Orcas are good-looking creatures. Their distinct black-and-white features lend themselves well to stuffed animal versions, and might make you think these animals are the pandas of the sea. But there's a reason they're also called killer whales. Hint: this is not a photo of interspecies friendship.
Scientists from the National Marine Fisheries Service (part of NOAA, the National Oceanic and Atmospheric Administration) studied killer whales off the coast of Antarctica. They
report that a certain group, which they've dubbed pack ice (PI) killer whales, are specialized hunters. They use a clever cooperative hunting technique to kill seals, such as the hapless fellow above who's doing an impression of a burrito on a plate.
The group hunting technique is called "wave washing," and it works like this: After identifying their target sitting on a piece of pack ice, a group of killer whales swims a little ways away from it.

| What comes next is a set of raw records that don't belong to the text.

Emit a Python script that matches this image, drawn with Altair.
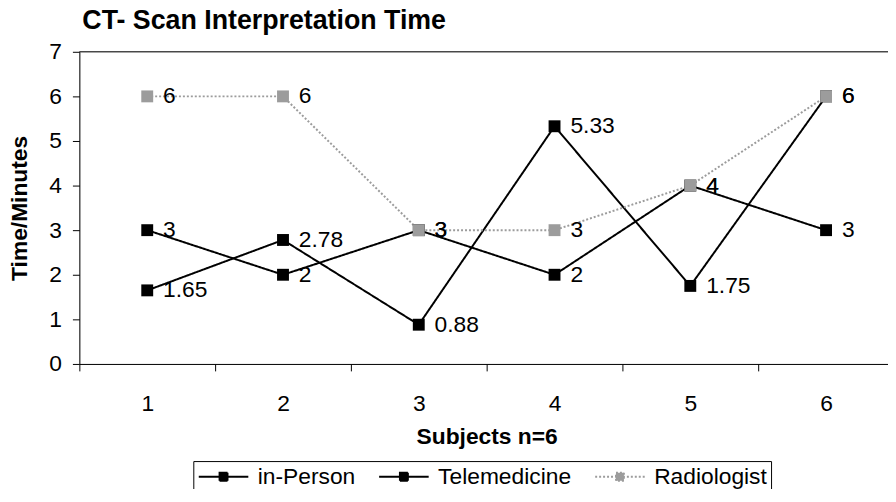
import altair as alt
import pandas as pd

subjects = ["1", "2", "3", "4", "5", "6"]
in_person = [3, 2, 3, 2, 4, 3]
telemedicine = [1.65, 2.78, 0.88, 5.33, 1.75, 6]
radiologist = [6, 6, 3, 3, 4, 6]
series_names = ["in-Person", "Telemedicine", "Radiologist"]
series_colors = ["#000000", "#000000", "#9c9c9c"]
series_dash = [[1, 0], [1, 0], [2, 2]]
series_width = [2, 2, 1.5]
y_ticks = [0, 1, 2, 3, 4, 5, 6, 7]

rows = []
for name, vals in zip(series_names, [in_person, telemedicine, radiologist]):
    for s, v in zip(subjects, vals):
        rows.append({"subject": s, "series": name, "value": v, "label": f"{v:g}"})
df = pd.DataFrame(rows)

FONT = "Liberation Sans"

# legend symbol: line with a filled-looking square on it
sym = ("M-1,0H4"
       "M1.1,-0.4H1.9V0.4H1.1Z"
       "M1.1,-0.2H1.9M1.1,0H1.9M1.1,0.2H1.9")

x_enc = alt.X(
    "subject:O",
    sort=subjects,
    scale=alt.Scale(type="band", paddingInner=0, paddingOuter=0, range=[0, 822]),
    axis=alt.Axis(
        title="Subjects n=6",
        labelAngle=0,
        labelFontSize=23,
        labelFont=FONT,
        labelColor="black",
        labelPadding=22,
        tickSize=7,
        tickColor="black",
        domainColor="black",
        tickBand="extent",
        titleFont=FONT,
        titleFontSize=23,
        titleFontWeight="bold",
        titleColor="black",
        titlePadding=10,
    ),
)
y_enc = alt.Y(
    "value:Q",
    scale=alt.Scale(domain=[0, 7], nice=False, zero=True),
    axis=alt.Axis(
        title="Time/Minutes",
        values=y_ticks,
        grid=False,
        labelFontSize=23,
        labelFont=FONT,
        labelColor="black",
        labelPadding=11,
        tickSize=7,
        tickColor="black",
        domainColor="black",
        titleFont=FONT,
        titleFontSize=23,
        titleFontWeight="bold",
        titleColor="black",
        titlePadding=18,
    ),
)

color_scale = alt.Scale(domain=series_names, range=series_colors)
dash_scale = alt.Scale(domain=series_names, range=series_dash)
width_scale = alt.Scale(domain=series_names, range=series_width)

base = alt.Chart(df)

lines = base.mark_line().encode(
    x=x_enc,
    y=y_enc,
    color=alt.Color(
        "series:N",
        scale=color_scale,
        sort=series_names,
        legend=alt.Legend(
            title=None,
            orient="none",
            legendX=115,
            legendY=413,
            direction="horizontal",
            columns=3,
            strokeColor="black",
            padding=4,
            symbolType=sym,
            symbolSize=400,
            symbolStrokeWidth=2,
            labelFontSize=23,
            labelFont=FONT,
            labelColor="black",
            labelOffset=38,
            columnPadding=19,
        ),
    ),
    strokeDash=alt.StrokeDash("series:N", scale=dash_scale, sort=series_names, legend=None),
    strokeWidth=alt.StrokeWidth("series:N", scale=width_scale, sort=series_names, legend=None),
)

points = base.mark_square(size=144, opacity=1).encode(
    x=x_enc,
    y=y_enc,
    color=alt.Color("series:N", scale=color_scale, legend=None),
)

labels = base.mark_text(
    align="left", baseline="middle", dx=16, fontSize=23, font=FONT, color="black"
).encode(x=x_enc, y=y_enc, text="label:N")

top_border = alt.Chart(pd.DataFrame({"v": [7]})).mark_rule(color="black", strokeWidth=1).encode(
    y=alt.Y("v:Q", scale=alt.Scale(domain=[0, 7]))
)

chart = (
    alt.layer(lines, points, labels, top_border)
    .properties(
        width=816,
        height=315,
        autosize=alt.AutoSizeParams(type="none"),
        padding={"left": 72, "top": 42, "right": 0, "bottom": 124},
        title=alt.TitleParams(
            "CT- Scan Interpretation Time",
            anchor="start",
            frame="group",
            font=FONT,
            fontSize=27,
            fontWeight="bold",
            color="black",
            offset=6,
            dx=3,
        ),
    )
    .configure_view(stroke=None)
    .configure(background="white")
)

chart.save("out.html", embed_options={"renderer": "svg", "actions": False})
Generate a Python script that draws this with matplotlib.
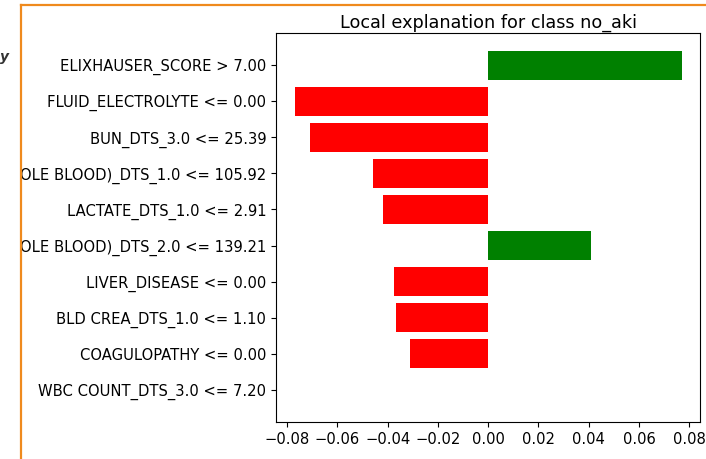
import numpy as np
import matplotlib.pyplot as plt
from matplotlib.lines import Line2D

# LIME feature weights for class no_aki (top to bottom)
features = [
    "ELIXHAUSER_SCORE > 7.00",
    "FLUID_ELECTROLYTE <= 0.00",
    "BUN_DTS_3.0 <= 25.39",
    "OLE BLOOD)_DTS_1.0 <= 105.92",
    "LACTATE_DTS_1.0 <= 2.91",
    "OLE BLOOD)_DTS_2.0 <= 139.21",
    "LIVER_DISEASE <= 0.00",
    "BLD CREA_DTS_1.0 <= 1.10",
    "COAGULOPATHY <= 0.00",
    "WBC COUNT_DTS_3.0 <= 7.20",
]
weights = [0.0772, -0.0767, -0.0708, -0.0457, -0.0417,
           0.0410, -0.0374, -0.0366, -0.0310, 0.0]

fig = plt.figure(figsize=(7.06, 4.59), dpi=100)
ax = fig.add_axes([0.391, 0.0806, 0.601, 0.8474])

vals = weights[::-1]
names = features[::-1]
pos = np.arange(len(vals))
colors = ['green' if v > 0 else 'red' for v in vals]
ax.barh(pos, vals, align='center', color=colors)
ax.set_yticks(pos)
ax.set_yticklabels(names, fontsize=10.6)
ax.set_xticks(np.arange(-0.08, 0.081, 0.02))
ax.set_xticklabels(['\u22120.08', '\u22120.06', '\u22120.04', '\u22120.02',
                    '0.00', '0.02', '0.04', '0.06', '0.08'], fontsize=10.6)
ax.set_xlim(-0.0844, 0.0844)
ax.set_title('Local explanation for class no_aki', fontsize=12.7, pad=4)

# notebook cell frame
orange = '#ef8a1d'
fig.add_artist(Line2D([21 / 706, 21 / 706], [0, 1 - 4.5 / 459],
                      transform=fig.transFigure, color=orange, lw=1.6))
fig.add_artist(Line2D([21 / 706, 1], [1 - 4.5 / 459, 1 - 4.5 / 459],
                      transform=fig.transFigure, color=orange, lw=1.6))
fig.text(0.0, 1 - 57 / 459, 'y', ha='left', va='center',
         fontsize=10, color='#333333', fontweight='bold', style='italic')

fig.savefig('out.png', dpi=100)
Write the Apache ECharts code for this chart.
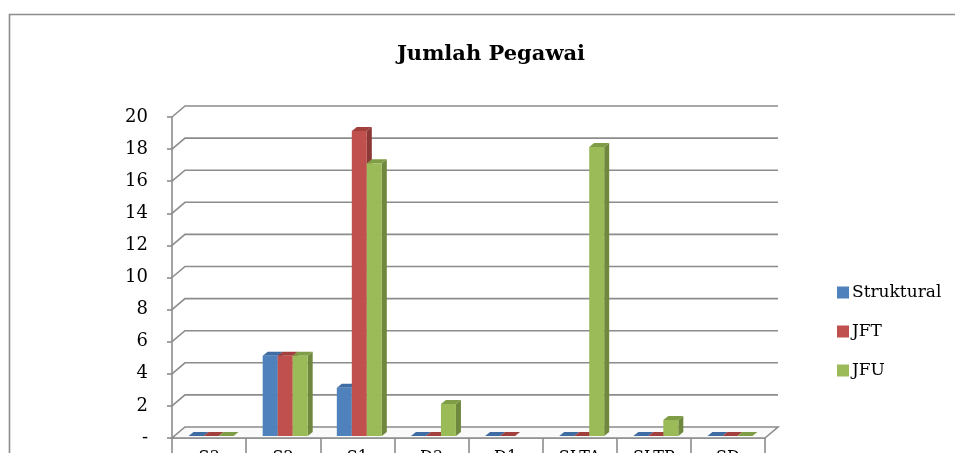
<!DOCTYPE html>
<html>
<head>
<meta charset="utf-8">
<script src="https://cdn.jsdelivr.net/npm/echarts@6/dist/echarts.min.js"></script>
<style>
  html, body { margin: 0; padding: 0; background: #fff; }
  #chart { width: 955px; height: 453px; }
</style>
</head>
<body>
<div id="chart"></div>
<script>
// data
const categories = ["S3", "S2", "S1", "D3", "D1", "SLTA", "SLTP", "SD"];
const struktural = [0, 5, 3, 0, 0, 0, 0, 0];
const jft = [0, 5, 19, 0, 0, 0, 0, 0];
const jfu = [0, 5, 17, 2, null, 18, 1, 0];
const yTicks = [0, 2, 4, 6, 8, 10, 12, 14, 16, 18, 20];

const FONT = "DejaVu Serif";
const GRID_COLOR = "#8c8c8c";
// depth of the 3d walls / bars (px)
const WALL_DX = 13, WALL_DY = -11;
const BAR_W = 15, BAR_DX = 5, BAR_DY = -4;

const palette = [
  { front: "#4f81bd", side: "#385d8a", top: "#3f6ca3" },
  { front: "#c0504d", side: "#8c3836", top: "#a1403d" },
  { front: "#9bbb59", side: "#6f883d", top: "#7f9c46" }
];

function wallItem(params, api) {
  const cs = params.coordSys;
  const v = api.value(0);
  const y = api.coord([0, v])[1];
  const x0 = cs.x, x1 = cs.x + cs.width;
  if (v === 0) {
    // floor
    return {
      type: "polygon",
      shape: { points: [[x0, y], [x1, y], [x1 + WALL_DX, y + WALL_DY], [x0 + WALL_DX, y + WALL_DY]] },
      style: { stroke: GRID_COLOR, lineWidth: 1.6, fill: "#fafafa" }
    };
  }
  return {
    type: "polyline",
    shape: { points: [[x0, y], [x0 + WALL_DX, y + WALL_DY], [x1 + WALL_DX, y + WALL_DY]] },
    style: { stroke: GRID_COLOR, lineWidth: 1.6, fill: null }
  };
}

function barRenderer(idx) {
  const c = palette[idx];
  return function (params, api) {
    const v = api.value(1);
    if (v == null || isNaN(v)) return null;
    const base = api.coord([api.value(0), 0]);
    const topPt = api.coord([api.value(0), v]);
    const x = base[0] - 1.5 * BAR_W + idx * BAR_W + 2;
    const yb = base[1] - 2;
    const yt = topPt[1] - 2;
    return {
      type: "group",
      children: [
        {
          type: "polygon",
          shape: { points: [[x + BAR_W, yb], [x + BAR_W + BAR_DX, yb + BAR_DY], [x + BAR_W + BAR_DX, yt + BAR_DY], [x + BAR_W, yt]] },
          style: { fill: c.side }
        },
        {
          type: "polygon",
          shape: { points: [[x, yt], [x + BAR_W, yt], [x + BAR_W + BAR_DX, yt + BAR_DY], [x + BAR_DX, yt + BAR_DY]] },
          style: { fill: c.top }
        },
        {
          type: "rect",
          shape: { x: x, y: yt, width: BAR_W, height: yb - yt },
          style: { fill: c.front }
        }
      ]
    };
  };
}

const chart = echarts.init(document.getElementById("chart"), null, { renderer: "canvas" });

const names = ["Struktural", "JFT", "JFU"];
const values = [struktural, jft, jfu];

chart.setOption({
  animation: false,
  textStyle: { fontFamily: FONT },
  title: {
    text: "Jumlah Pegawai",
    left: 486,
    textAlign: "center",
    top: 39,
    textStyle: { fontFamily: FONT, fontWeight: "bold", fontSize: 21, color: "#000" }
  },
  graphic: [{
    type: "rect",
    shape: { x: 9.5, y: 14.5, width: 1100, height: 600 },
    style: { fill: null, stroke: GRID_COLOR, lineWidth: 1.6 },
    z: -10
  }],
  legend: {
    orient: "vertical",
    left: 832,
    top: 279,
    itemWidth: 12,
    itemHeight: 12,
    itemGap: 22,
    icon: "rect",
    data: names,
    textStyle: { fontFamily: FONT, fontSize: 17, color: "#000", padding: [0, 0, 0, -2] }
  },
  grid: { left: 172, right: 190, top: 117, bottom: 15, outerBoundsMode: "none", containLabel: false },
  xAxis: {
    type: "category",
    data: categories,
    axisLine: { lineStyle: { color: GRID_COLOR, width: 1.6 } },
    axisTick: { show: true, length: 20, lineStyle: { color: GRID_COLOR, width: 1.6 } },
    axisLabel: { margin: 12, fontFamily: FONT, fontSize: 16, color: "#000" },
    splitLine: { show: false }
  },
  yAxis: {
    type: "value",
    min: 0,
    max: 20,
    interval: 2,
    axisLine: { show: true, lineStyle: { color: GRID_COLOR, width: 1.6 } },
    axisTick: { show: true, length: 5, lineStyle: { color: GRID_COLOR, width: 1.6 } },
    axisLabel: {
      margin: 24,
      fontFamily: FONT,
      fontSize: 18,
      color: "#000",
      formatter: v => (v === 0 ? "-" : String(v))
    },
    splitLine: { show: false }
  },
  series: [
    {
      type: "custom",
      name: "walls",
      renderItem: wallItem,
      data: yTicks.map(v => [v]),
      z: 1,
      silent: true
    }
  ].concat(names.map((n, i) => ({
    type: "custom",
    name: n,
    itemStyle: { color: palette[i].front },
    renderItem: barRenderer(i),
    encode: { x: 0, y: 1 },
    data: values[i].map((v, k) => [k, v]),
    z: 3
  })))
});
</script>
</body>
</html>
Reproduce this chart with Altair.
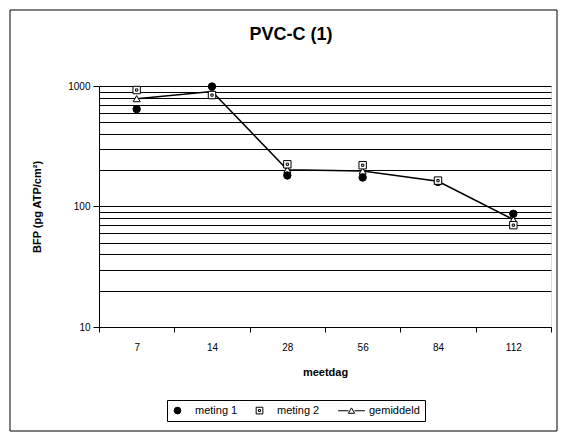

Then they turn and swim in formation toward the ice floe, beating their tails to make a wave. The wave reaches the ice and splashes over the seal, washing it into the ocean, where it rapidly becomes lunch.
At the
ScienceNow site, you can watch a step-by-step slideshow of one of these seal hunts. If you have a weak stomach, or much sympathy for big-eyed marine mammals, you'll probably want to stop after slide 8. (After the whales ate this seal, the authors recovered the carcass and thoroughly documented the precision with which the whales had "butchered" it.)
Just like humans and other smart, social mammals, killer whales can develop new behaviors within their communities. The PI killer whales have figured out a resourceful hunting technique that they share within their group. And they're persistent about it: if the seal doesn't come off the ice floe with the first wave, the whales will keep swimming back and forth, for half an hour or more, until it does.
There's another curious consistency within the PI killer whales. They seem to have a taste for one particular species of seal, the Weddell seal. The authors report that these seals were not the most common item on the buffet; in fact, they represented just 15% of the hundreds of seals observed on ice floes in the area. But Weddell seals represented 14 out of 15 kills. The reason for the whales' taste preference is a mystery.